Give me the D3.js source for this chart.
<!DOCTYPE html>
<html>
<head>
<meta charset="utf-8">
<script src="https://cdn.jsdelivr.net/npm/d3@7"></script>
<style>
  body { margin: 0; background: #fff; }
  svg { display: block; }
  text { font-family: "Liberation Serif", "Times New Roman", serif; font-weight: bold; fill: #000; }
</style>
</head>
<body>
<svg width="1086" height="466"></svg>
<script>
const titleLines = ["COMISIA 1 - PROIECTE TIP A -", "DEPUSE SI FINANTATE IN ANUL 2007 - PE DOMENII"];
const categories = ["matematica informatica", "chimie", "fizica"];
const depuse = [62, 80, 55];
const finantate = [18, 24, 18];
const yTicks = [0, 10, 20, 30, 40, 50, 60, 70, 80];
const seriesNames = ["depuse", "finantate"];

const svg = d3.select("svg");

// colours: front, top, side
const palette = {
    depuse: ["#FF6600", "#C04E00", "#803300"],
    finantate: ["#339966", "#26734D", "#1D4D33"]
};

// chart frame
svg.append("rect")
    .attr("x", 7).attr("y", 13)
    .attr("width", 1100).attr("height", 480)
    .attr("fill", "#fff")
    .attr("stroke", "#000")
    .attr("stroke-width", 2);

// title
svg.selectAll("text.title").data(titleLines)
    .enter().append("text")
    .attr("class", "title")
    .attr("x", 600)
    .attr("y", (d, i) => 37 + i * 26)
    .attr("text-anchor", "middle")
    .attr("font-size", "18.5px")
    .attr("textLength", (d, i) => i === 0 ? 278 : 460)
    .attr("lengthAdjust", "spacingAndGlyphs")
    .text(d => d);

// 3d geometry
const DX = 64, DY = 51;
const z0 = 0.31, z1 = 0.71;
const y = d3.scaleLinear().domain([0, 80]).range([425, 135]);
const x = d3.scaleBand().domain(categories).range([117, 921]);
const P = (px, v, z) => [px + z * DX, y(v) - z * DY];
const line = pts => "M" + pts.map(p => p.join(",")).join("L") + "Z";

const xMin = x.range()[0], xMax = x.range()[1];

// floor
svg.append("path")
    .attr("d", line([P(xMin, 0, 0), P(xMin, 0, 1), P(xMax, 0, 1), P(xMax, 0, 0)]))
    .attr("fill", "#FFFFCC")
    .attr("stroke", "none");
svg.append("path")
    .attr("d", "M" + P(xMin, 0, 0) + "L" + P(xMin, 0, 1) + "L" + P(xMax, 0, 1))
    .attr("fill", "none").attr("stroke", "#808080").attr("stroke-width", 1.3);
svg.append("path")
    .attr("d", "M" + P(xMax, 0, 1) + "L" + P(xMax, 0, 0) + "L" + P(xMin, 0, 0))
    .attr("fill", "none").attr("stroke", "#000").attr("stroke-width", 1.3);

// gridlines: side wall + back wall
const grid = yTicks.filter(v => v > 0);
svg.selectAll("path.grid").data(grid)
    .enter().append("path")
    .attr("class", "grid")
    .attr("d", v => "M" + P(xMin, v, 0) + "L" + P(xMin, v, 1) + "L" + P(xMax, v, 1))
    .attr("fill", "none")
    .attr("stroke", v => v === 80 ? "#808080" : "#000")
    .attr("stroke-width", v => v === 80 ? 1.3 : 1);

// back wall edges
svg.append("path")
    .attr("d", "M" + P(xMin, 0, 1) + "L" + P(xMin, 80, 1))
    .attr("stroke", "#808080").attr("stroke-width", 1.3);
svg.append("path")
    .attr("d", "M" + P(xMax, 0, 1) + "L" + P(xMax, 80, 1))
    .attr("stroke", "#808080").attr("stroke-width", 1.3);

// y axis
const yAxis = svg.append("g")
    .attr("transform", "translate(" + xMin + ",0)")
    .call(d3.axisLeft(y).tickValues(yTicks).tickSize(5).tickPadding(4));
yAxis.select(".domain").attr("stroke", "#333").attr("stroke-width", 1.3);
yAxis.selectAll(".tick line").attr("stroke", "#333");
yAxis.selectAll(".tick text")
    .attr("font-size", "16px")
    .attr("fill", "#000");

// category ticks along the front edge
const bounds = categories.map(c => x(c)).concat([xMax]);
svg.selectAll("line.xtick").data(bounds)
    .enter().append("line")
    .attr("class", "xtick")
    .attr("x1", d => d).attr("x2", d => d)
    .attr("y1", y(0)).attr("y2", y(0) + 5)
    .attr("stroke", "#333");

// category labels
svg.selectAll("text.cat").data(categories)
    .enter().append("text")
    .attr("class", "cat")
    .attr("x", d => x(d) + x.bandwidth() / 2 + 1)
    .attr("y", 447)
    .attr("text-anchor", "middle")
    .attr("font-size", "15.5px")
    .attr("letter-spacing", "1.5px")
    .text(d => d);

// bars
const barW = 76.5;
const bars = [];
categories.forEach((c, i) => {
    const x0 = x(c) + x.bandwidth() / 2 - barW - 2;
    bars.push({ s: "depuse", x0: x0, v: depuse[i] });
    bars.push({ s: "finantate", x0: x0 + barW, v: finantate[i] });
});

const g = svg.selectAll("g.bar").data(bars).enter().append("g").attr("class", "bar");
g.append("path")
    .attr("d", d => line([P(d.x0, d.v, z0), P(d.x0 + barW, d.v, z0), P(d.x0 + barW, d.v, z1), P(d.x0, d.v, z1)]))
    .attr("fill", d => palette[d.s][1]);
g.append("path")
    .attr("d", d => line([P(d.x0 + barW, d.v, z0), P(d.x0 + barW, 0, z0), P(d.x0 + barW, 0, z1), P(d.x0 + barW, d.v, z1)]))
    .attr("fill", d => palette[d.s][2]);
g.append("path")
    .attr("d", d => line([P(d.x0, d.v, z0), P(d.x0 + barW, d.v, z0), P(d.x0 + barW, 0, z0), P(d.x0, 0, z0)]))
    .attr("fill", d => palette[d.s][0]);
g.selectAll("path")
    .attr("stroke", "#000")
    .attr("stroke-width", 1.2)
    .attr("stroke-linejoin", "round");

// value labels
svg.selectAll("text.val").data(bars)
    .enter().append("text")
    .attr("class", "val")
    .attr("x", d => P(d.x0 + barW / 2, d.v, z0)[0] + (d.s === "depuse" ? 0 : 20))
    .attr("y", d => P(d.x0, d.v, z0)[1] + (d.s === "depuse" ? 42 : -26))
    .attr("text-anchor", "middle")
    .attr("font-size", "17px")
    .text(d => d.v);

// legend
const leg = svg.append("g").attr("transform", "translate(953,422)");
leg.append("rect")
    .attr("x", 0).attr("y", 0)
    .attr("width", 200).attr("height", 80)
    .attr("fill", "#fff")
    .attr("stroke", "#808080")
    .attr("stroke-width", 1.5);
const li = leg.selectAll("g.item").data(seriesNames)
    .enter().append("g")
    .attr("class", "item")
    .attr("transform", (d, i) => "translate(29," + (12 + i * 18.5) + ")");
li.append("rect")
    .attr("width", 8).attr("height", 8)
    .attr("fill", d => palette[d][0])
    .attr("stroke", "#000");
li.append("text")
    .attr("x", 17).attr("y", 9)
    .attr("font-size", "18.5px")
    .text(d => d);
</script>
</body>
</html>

* * *

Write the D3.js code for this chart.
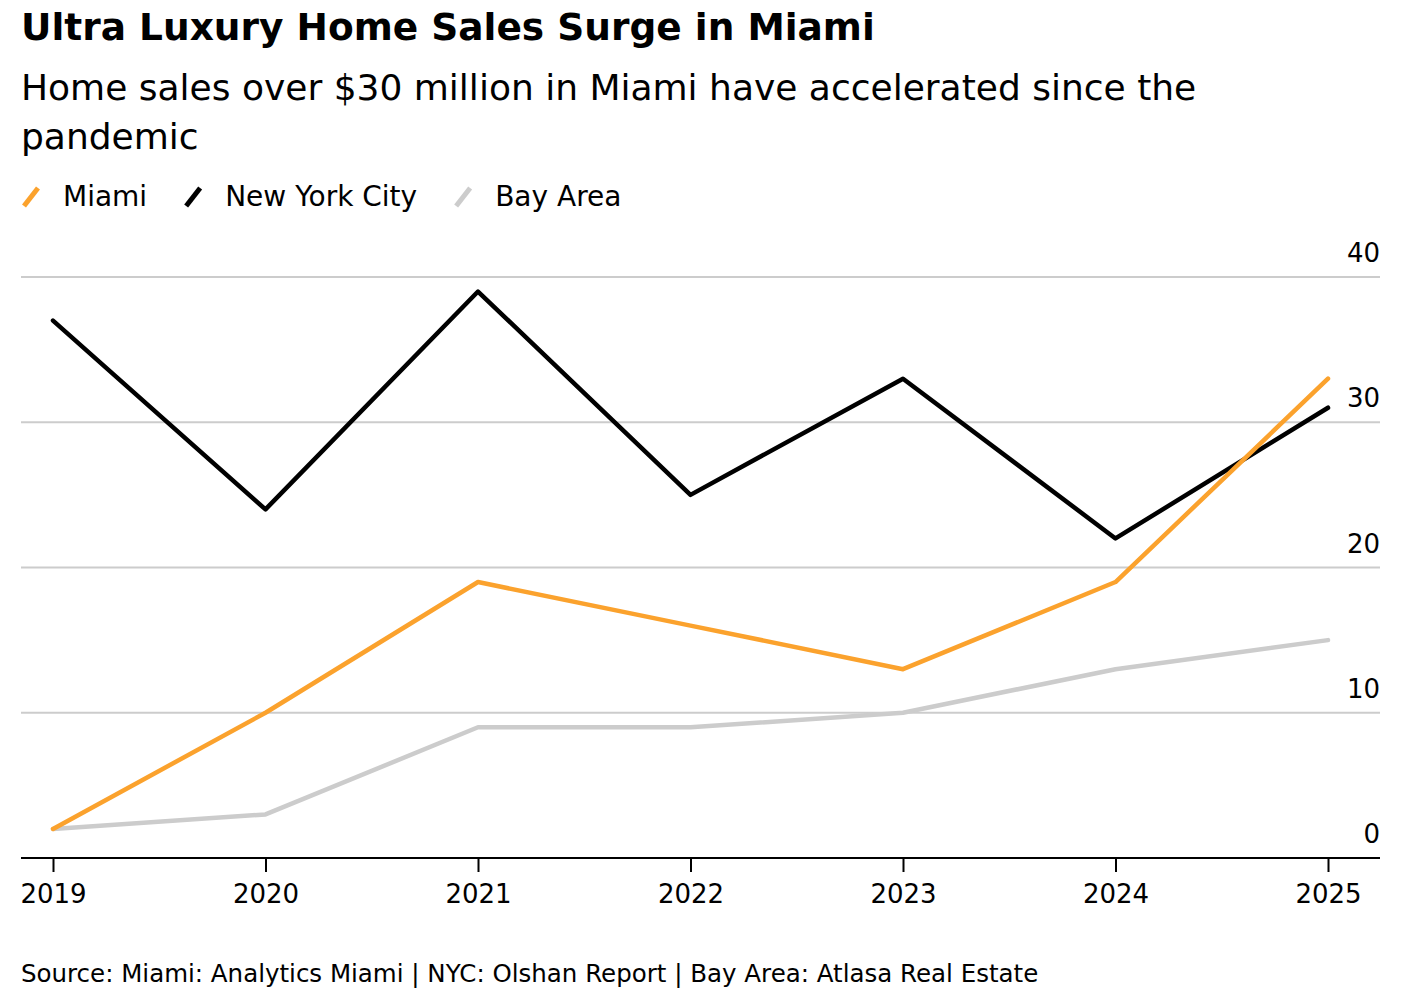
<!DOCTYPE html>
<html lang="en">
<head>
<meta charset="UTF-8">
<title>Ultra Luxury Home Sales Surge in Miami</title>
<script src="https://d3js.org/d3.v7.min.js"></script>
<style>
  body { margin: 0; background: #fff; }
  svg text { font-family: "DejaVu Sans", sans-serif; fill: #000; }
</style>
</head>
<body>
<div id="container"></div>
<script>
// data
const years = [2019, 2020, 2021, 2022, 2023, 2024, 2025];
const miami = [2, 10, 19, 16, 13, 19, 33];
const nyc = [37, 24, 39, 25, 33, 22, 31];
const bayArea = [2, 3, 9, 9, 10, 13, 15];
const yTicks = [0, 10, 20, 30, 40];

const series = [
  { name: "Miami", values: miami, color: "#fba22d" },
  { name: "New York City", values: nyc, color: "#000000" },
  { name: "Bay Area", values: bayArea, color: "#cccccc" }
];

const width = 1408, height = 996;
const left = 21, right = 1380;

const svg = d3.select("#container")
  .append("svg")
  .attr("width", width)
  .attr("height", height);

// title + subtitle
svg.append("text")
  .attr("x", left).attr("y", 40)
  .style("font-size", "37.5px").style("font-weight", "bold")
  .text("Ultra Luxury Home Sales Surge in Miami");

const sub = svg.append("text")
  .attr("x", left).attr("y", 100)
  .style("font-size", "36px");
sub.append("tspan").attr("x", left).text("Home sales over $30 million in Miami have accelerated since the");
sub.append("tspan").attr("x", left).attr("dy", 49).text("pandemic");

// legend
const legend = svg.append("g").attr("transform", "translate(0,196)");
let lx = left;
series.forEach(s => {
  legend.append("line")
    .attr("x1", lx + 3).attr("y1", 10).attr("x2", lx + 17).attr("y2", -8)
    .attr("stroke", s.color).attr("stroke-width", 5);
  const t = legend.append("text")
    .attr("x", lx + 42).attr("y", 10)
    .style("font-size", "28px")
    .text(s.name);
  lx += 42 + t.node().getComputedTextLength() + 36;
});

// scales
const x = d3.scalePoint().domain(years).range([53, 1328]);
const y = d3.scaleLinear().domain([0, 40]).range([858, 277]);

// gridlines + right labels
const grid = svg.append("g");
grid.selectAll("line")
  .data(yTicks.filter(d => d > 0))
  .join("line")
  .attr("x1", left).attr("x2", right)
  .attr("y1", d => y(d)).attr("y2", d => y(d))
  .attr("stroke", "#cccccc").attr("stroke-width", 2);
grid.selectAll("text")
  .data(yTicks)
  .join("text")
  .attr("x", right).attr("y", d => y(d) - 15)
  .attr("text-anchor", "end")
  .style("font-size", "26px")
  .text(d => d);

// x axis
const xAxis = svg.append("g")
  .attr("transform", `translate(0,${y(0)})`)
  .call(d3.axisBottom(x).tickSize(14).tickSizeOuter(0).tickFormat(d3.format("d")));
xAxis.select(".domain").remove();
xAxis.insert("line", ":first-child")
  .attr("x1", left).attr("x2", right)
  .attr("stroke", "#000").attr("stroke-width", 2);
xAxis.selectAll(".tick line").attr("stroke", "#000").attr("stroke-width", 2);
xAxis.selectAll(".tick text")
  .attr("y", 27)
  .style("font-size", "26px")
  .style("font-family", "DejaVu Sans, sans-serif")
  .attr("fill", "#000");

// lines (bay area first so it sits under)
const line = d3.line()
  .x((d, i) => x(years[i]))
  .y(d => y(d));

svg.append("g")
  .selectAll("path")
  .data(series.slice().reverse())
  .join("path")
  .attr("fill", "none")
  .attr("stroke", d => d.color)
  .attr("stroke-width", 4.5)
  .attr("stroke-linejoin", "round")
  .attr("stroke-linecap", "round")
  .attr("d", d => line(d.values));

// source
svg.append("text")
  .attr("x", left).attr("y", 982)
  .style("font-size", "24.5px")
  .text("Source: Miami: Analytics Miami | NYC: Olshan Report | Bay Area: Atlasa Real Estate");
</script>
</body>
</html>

---

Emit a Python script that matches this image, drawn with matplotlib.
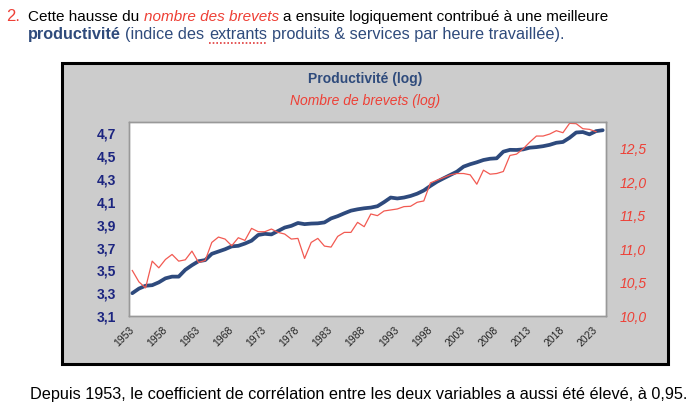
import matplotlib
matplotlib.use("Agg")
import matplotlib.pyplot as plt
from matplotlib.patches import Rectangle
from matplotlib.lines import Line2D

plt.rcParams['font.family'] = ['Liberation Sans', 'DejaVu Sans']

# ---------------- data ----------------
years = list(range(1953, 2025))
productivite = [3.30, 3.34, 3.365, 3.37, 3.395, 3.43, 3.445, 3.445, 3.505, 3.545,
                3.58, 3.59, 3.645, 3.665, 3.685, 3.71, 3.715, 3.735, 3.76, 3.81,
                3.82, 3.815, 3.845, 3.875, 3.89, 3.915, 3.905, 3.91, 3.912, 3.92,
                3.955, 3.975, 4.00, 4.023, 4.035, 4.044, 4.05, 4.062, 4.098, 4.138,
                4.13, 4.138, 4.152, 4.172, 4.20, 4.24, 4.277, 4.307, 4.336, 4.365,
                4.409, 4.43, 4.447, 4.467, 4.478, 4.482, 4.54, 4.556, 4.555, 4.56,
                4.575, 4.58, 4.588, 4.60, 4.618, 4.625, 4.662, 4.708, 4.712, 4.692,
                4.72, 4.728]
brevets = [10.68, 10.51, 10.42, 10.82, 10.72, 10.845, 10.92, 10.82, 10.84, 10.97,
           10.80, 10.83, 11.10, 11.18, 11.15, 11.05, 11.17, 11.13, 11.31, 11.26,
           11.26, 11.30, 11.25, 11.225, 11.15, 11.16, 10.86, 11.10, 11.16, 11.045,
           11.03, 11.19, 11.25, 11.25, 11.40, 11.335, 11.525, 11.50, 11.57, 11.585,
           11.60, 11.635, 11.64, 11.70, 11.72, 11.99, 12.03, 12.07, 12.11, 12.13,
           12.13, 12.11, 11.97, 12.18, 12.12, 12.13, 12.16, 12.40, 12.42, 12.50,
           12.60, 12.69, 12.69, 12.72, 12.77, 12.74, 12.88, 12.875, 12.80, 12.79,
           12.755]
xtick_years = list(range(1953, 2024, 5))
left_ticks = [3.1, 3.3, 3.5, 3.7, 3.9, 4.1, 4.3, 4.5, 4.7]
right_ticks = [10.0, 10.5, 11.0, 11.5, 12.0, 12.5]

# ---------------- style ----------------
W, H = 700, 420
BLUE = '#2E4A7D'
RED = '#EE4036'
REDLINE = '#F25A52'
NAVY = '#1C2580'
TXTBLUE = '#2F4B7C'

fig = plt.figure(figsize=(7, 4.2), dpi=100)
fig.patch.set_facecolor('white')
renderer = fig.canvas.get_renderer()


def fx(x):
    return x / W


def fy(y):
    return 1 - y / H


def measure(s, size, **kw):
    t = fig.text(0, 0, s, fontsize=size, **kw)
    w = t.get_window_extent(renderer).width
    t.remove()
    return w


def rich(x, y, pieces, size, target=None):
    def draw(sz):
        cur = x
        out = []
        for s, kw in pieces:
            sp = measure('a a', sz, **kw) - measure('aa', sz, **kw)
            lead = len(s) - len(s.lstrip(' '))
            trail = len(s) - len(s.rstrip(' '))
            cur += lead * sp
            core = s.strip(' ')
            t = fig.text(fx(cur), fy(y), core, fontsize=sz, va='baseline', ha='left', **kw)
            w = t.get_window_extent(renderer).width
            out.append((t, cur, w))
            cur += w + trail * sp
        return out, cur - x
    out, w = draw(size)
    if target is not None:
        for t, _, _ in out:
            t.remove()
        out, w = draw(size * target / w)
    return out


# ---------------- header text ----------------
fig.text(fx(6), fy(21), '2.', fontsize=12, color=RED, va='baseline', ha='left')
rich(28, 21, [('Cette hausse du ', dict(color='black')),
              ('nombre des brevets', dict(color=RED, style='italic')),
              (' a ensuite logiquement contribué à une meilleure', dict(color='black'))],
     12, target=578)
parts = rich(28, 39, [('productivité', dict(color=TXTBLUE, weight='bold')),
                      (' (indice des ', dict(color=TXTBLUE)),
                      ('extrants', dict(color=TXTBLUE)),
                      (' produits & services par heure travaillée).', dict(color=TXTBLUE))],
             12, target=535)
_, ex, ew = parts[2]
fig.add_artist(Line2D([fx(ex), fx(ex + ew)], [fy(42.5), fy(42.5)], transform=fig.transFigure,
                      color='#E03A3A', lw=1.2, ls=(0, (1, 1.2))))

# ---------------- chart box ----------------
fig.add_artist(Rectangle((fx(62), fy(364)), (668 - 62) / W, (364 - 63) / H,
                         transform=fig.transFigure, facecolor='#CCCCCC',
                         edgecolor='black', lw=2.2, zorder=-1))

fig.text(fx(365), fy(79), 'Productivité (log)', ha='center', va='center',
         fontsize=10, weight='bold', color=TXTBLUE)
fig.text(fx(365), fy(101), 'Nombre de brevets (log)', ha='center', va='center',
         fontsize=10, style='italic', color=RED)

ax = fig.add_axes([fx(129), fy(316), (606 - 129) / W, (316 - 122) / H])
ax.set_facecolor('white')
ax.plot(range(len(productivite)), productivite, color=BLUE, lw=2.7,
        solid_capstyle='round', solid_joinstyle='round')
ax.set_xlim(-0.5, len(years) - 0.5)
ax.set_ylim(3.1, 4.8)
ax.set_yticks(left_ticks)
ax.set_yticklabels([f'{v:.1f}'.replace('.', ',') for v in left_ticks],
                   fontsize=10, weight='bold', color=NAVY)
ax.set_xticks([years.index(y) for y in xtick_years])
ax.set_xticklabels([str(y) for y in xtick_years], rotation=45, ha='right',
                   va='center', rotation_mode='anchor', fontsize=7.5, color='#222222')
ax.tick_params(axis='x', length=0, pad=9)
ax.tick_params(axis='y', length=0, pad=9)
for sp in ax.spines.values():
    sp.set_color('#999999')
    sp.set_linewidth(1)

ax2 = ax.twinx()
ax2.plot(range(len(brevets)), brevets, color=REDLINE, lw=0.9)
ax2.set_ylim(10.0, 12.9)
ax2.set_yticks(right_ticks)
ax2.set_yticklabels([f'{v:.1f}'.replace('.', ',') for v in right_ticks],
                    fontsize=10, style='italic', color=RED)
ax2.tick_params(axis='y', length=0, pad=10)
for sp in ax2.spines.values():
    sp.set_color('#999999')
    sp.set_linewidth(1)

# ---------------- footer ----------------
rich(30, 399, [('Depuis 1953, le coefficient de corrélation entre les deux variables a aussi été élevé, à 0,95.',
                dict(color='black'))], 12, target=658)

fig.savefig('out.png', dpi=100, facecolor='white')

» **Exercise**
In the listing above, find the line containing "Emit a Python" and the line containing "plt.rcParams['font.family'] = ['Liberation", then return both of them and every line between, exactly, without pictures.

» **Correct answer**
Emit a Python script that matches this image, drawn with matplotlib.
import matplotlib
matplotlib.use("Agg")
import matplotlib.pyplot as plt
from matplotlib.patches import Rectangle
from matplotlib.lines import Line2D

plt.rcParams['font.family'] = ['Liberation Sans', 'DejaVu Sans']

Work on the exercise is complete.